November 22 - December 21
You will be doing a lot of pondering this week, probing into things deeper and asking questions like "What did that mean?" or "Why did that happen?" or "Why'd he do that?" or "Why does that alien keep shoving those strange instruments up my rectum?" That's right, Sags, be expecting to be adbucted by aliens this week. It will probably happen one night when you are alone driving along some idle, forgotten road near your place of residence. Suddenly your car radio will cut out, probably during your favorite song - which hopefully isn't anything by Britney Spears. The car will stop after all its electrical systems go haywire. Strange lights will appear in the sky. It's a UFO! Suddenly you're getting out of your car as if something is controlling your movements. A beam of light surrounds you and slowly brings you up into the alien ship. Once inside they will strip you and use their psychic powers to subdue you as you're shackled to an examination table. At this point, expect the aliens - thin, grey, sickly looking things with big, black eyes - to probe every orifice, particularly your rectum. If you are a female, they will remove some of your eggs for their nefarious alien/human hybrid experiments. When you are finally released you may have no memory of it, at least at first. But when you do recall it, most of the people around you will think you're crazy, except your crazy friends. Your sore ass will not be proof. You may turn this horrifying experience into profit, though, as you could possibly get a book deal out of it. And the book might be made into a movie. Most of your friends and family might still think you're crazy, but at least you'll be rich and crazy.
December 22 - January 19
This week, if you're a Capricorn, you may not want to go to sleep. At all. Get real chummy with Juan Valdez and make lots of pots of coffee, for if you don't, the guy that your parents got together and killed oh about fifteen years ago will be coming back for revenge -- in your dreams! That's right. That child molester that your parents and your friends' parents burned alive in the late 80's is coming back from the dead...sort of. When you fall asleep he will torment you in your dreams. Eventually he'll figure out your weakness and take great delight in hurting you in your dreams, usually by stabbing you with his metal claws. Even though it's in your dreams, the wounds he causes you will actually appear on your body! And if they're fatal in your dream, you'll die in real life! At least you might be humored before you die, for this supernatural fellow is a real cut up with his smartass, witty banter before he finishes you off. Like if you're fat, he might say "You're gonna die fatso!" Well... that's maybe not a very good example.
January 20 - February 18
Your optimism looks like it will be quite high until the middle of the week. You may even decide to go on a little adventure on a whim, take a drive out to that cabin on the resort that you own, or your mother owns, or your brother owns, etc. Once out there, you and any friends you bring along might come across a curious book called the Necronomicron. Whatever you do, don't read any passages from it! It is the Book of the Dead! And if you find any kind of tape recording of demonic incantations, do not play them. And don't even think about hooking the recorder up to a computer and downloading them into your iPod, no matter how much you may be tempted! If you do any of those things, be advised that you will have opened a gateway to the netherworld and nasty demons will come and kill all of your friends in spectacularly bloody and violent ways. Your hand may become haunted, which will force you to cut it off. If this happened, it is highly advised that you find the nearest chainsaw and attach it to your stump so you have a really cool weapon to fight the demons with. If you survive, you may end up going through a portal which will transport you to the past, to the middle ages. Then things will stop being scary. They will only be extremely silly. Well maybe still a little scary.
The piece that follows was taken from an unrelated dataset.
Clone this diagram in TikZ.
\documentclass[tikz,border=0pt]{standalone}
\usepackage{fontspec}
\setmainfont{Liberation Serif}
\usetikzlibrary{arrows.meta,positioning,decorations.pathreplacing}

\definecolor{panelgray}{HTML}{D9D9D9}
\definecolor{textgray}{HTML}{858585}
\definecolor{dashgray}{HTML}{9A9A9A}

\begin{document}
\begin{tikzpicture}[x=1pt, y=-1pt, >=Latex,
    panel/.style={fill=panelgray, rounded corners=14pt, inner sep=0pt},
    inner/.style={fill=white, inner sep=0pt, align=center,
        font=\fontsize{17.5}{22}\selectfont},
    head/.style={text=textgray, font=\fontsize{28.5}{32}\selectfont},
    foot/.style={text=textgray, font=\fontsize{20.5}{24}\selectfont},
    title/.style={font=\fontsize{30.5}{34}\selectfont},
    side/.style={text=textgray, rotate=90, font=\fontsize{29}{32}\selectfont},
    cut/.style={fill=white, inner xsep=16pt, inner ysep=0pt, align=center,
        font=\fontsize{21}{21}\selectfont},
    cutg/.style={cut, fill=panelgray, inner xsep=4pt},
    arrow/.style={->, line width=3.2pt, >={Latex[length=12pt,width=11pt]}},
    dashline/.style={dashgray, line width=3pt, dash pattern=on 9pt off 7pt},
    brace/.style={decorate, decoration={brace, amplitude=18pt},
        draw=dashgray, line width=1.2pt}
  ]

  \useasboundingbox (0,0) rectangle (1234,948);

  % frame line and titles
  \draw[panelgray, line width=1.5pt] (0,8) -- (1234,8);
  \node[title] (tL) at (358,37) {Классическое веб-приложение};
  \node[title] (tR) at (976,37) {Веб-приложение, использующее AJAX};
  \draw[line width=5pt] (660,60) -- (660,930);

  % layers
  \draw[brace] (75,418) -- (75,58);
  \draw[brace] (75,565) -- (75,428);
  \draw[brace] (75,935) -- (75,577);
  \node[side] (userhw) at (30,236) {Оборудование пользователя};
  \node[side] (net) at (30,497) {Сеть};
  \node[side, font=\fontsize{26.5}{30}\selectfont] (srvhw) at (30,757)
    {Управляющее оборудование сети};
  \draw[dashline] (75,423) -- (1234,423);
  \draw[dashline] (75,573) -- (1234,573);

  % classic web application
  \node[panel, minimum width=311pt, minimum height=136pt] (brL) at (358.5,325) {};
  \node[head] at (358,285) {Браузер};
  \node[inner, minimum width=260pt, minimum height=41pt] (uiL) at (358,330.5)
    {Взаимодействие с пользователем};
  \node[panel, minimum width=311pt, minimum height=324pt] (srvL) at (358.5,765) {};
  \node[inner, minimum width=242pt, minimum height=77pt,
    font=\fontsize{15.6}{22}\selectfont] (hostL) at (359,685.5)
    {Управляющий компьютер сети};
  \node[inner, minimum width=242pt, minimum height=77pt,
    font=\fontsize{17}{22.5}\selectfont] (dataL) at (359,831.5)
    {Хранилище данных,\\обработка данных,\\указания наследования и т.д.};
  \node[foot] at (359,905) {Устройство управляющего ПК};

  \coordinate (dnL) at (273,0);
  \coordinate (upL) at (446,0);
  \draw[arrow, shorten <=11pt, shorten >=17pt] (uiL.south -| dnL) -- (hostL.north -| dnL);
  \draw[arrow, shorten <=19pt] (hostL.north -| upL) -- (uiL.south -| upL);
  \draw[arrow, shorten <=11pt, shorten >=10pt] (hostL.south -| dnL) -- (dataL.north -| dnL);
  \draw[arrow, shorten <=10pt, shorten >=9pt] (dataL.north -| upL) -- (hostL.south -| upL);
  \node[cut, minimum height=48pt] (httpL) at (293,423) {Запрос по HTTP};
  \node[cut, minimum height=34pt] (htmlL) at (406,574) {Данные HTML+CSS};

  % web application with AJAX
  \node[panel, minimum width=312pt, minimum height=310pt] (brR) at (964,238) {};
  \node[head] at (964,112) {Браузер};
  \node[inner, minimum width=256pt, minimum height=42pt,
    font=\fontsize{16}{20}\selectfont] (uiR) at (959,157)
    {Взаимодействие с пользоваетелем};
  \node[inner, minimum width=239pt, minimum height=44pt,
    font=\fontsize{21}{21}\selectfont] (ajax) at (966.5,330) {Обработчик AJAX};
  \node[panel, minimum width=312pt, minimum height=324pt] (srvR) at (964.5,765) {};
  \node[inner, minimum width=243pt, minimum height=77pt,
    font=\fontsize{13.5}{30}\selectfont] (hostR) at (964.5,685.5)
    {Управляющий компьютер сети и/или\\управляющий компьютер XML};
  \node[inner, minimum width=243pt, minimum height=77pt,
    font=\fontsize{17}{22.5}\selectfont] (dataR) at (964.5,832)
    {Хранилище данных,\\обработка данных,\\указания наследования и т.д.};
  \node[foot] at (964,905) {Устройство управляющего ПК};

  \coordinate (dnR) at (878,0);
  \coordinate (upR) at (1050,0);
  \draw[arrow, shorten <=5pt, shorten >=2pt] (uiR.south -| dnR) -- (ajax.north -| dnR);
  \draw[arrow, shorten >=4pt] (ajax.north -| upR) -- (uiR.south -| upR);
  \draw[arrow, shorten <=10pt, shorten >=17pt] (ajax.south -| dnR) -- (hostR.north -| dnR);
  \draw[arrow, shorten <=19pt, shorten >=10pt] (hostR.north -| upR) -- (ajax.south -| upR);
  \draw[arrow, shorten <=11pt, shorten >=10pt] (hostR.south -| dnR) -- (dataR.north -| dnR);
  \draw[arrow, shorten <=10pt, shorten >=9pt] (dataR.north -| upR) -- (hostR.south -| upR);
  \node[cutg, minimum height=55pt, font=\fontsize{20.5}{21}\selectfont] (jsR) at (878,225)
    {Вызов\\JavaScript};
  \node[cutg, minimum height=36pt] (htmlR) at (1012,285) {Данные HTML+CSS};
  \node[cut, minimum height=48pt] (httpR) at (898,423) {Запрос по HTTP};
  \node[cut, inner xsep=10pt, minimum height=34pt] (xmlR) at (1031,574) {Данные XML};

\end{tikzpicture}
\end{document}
Oh, and if you find a shotgun, be sure to nickname it your "boomstick." Do this you must.
February 19 - March 20
The total solar eclipse which will be happening on March 29th (see here for more details) will not effect you very much except maybe enhance your insight. However, look for it to scramble the brains a little of your friends, the ones who are really into horror/serial killer movies. Look for them to concoct a completely and utterly insane scenario where they use their knowledge of said movies to recreate them and use it to test their twisted - but sometimes accurate - scary movie theories. Yes this involves killing you and many of your sane friends. Most will be stabbed - numerous times. Others might have their heads crushed in a garage door. If you're still a virgin, though, you're safe. One of their theories is the virgin is always spared. So don't give it up to anybody this week. The jury's still out, though, as to whether or not you can fellate anybody. Better not just to be safe.